Des milliers de Thaïlandais ont bravé dimanche la canicule pour assister à la parade d’hommage au roi Maha Vajiralongkorn, couronné samedi, dans un pays profondément divisé entre conservateurs ultra-royalistes et opposition réformatrice.
Plus de mille militaires en costumes traditionnels ont défilé autour du roi de 66 ans, transporté dans un palanquin doré porté à dos d’hommes.
Cette grande parade régie par une chorégraphie ancestrale a débuté en fin d’après-midi, alors qu’il faisait encore plus de 35°C. La reine Suthida, commandante-adjoint des gardes du corps du roi, marchait quant à elle en uniforme rouge juste devant le palanquin. Venait ensuite, lui aussi en uniforme et à pied, le chef de la junte, le général Prayut Chan-O-Cha.
En ces jours de couronnement, fériés en Thaïlande, conservateurs ultra-royalistes et opposants réformateurs ont enterré la hache de guerre.
« Long live the king » (« Longue vie au roi »), proclamaient notamment Thaksin et Yingluck Shinawatra, ex-Premiers ministres vivant aujourd’hui en exil après des coups d’Etat de l’armée en 2006 et 2014 contre eux. Leur parti d’opposition clame la victoire aux législatives face à celui de la junte.
Même consensus dans les journaux, qui publiaient la photo officielle du couronnement en une, dans ce pays où critiquer publiquement la monarchie est impensable — et puni de longues années de prison.
Dans l’édition de dimanche du Bangkok Post, il n’y avait quasiment pas d’articles, mais des pages entières de publicité achetées par les grands groupes du pays, affichant leur loyauté au roi et lui souhaitant « un règne long et heureux ».
– Fonctionnaires figurants –
Les militaires ont alloué plus de 26 millions d’euros pour cette cérémonie et mobilisé pour dimanche des dizaines de milliers de fonctionnaires le long de la procession de plus de six kilomètres. Au total, plus de 200.000 personnes, vêtues de jaune (la couleur de la royauté) étaient attendues par les autorités sur le parcours.
C’est pour les habitants du royaume une rare occasion d’approcher le roi, qui vit la plupart du temps à l’étranger et n’est vu habituellement que lors de cérémonies officielles à l’accès très limité, y compris pour les médias.
« C’est peut-être ma première et dernière chance de voir un couronnement », s’enthousiasme Nattriya Siripattana, une commerçante de 57 ans.
L’évènement est inédit dans le royaume depuis le sacre de Bhumibol Adulyadej en 1950. Ce dernier, qui détenait le record de longévité des monarques en exercice après avoir régné 70 ans, a légué à son fils une des plus grosses fortunes royales mondiales.

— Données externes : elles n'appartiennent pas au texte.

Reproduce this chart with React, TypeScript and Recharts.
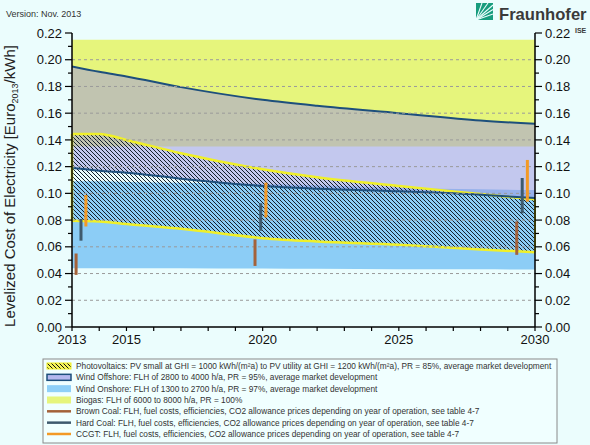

« Je suis un sujet, pas un dignitaire ou un officiel… Je ne le vois qu’à la télévision » habituellement, témoigne Kanha Kitvej, une octogénaire ayant réservé son « spot » avant l’aube pour voir passer la procession.
Monté sur le trône au décès de son père Bhumibol Adulyadej en 2016, son couronnement avait été retardé afin de pouvoir respecter une période de deuil en l’hommage du roi défunt.
Réputé imprévisible, Maha Vajiralongkorn, divorcé trois fois, a crée la surprise en se remariant juste avant le couronnement avec sa compagne de longue date, une ancienne hôtesse de l’air élevée au titre de reine Suthida.
Contrôle total sur les finances royales, purges, refonte de la Constitution: le roi de Thaïlande n’a pas attendu son couronnement pour remodeler la monarchie, prenant de court les observateurs qui le présageaient en souverain peu investi.
Il est intervenu deux fois pendant la campagne des législatives, les premières depuis le coup d’Etat de 2014, opposant une fin de non-recevoir aux aspirations de sa sœur, la princesse Ubolratana, à se piquer de politique au côté de Thaksin Shinawatra.
Et la veille du scrutin, il a exhorté les Thaïlandais à « soutenir les bonnes personnes » pour « empêcher le chaos », une déclaration perçue comme un soutien aux militaires.
Mais la tension risque de remonter dès mercredi, jour de la publication des résultats définitifs des élections législatives.